I’m fascinated by the deep connections people have to their houses both past and present. Victorian-born superstar David Foster grew up with his six sisters in a modest house in Saanich that his father built.  He still goes back to visit the house, and he told me it was an important part of his life that has always stuck with him. Alice Munro wrote two of her best selling books from her Rockland house, and Susan Musgrave’s North Saanich house was built by another poet in 1929 and has a 190-foot Douglas Fir tree growing out of her livingroom. Susan says she doesn’t understand people who move into “key ready houses devoid of personality.”

I’ve talked to home owners who have unearthed everything from a murder in the family kitchen, to resident ghosts and celebrities. Others have found evidence of brothels and bootlegging, and one woman found that her house was once a Chinese sausage factory.

My father’s childhood home in Ballarat, Australia has its own odd history. My eccentric grandmother physically had the bedrooms lopped off the house when her children left home. I never found out why, but at least the current owners eventually learned who left them a number of doors that led nowhere.

My obsession with houses and their secrets found its way into several magazine articles, then in 2007, worked its way into At Home with History, a book about Vancouver’s rich and its disenfranchised filtered through the houses where they lived. I started a weekly blog. A book about the interesting, the eccentric and the gutsy figures of Victoria’s past told through the houses in which they lived just seemed like a natural next step. And, after three years, tons of research and too much fun touring the Greater Victoria area, Sensational Victoria: bright lights, red lights, murders, ghosts and gardens, hits bookstores this week.

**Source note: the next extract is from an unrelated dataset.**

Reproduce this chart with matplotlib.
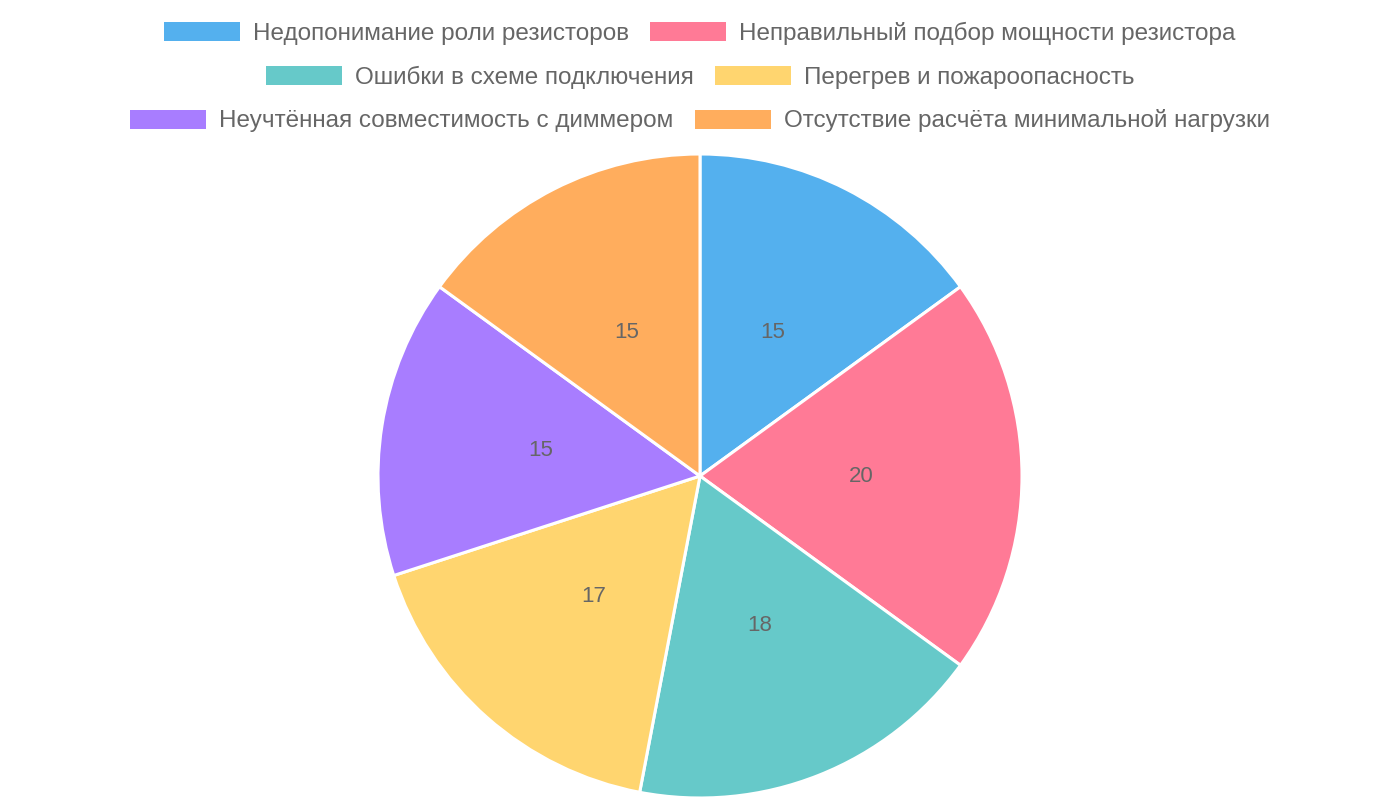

Emily Carr figures prominently in the book. That wasn’t intentional she just kept getting in my head. She shows readers what James Bay would have been like in 1913 and she shares another chapter with other formidable women from Victoria’s past—Nellie McClung, Gwen Cash, Sylvia Holland, and Capi Blanchet. There’s a chapter on madams and their brothels, another on gardens, murders that span almost a century, ghost stories and some of the writers, entertainers and artists who come from Victoria.

Much of the information comes from their relatives and the current owners, all who are fiercely proud of their homes. They are the custodians—sometimes for just a few years, other times for decades—who add their own stories to the homes and in turn play a vital part in the ongoing history of the city.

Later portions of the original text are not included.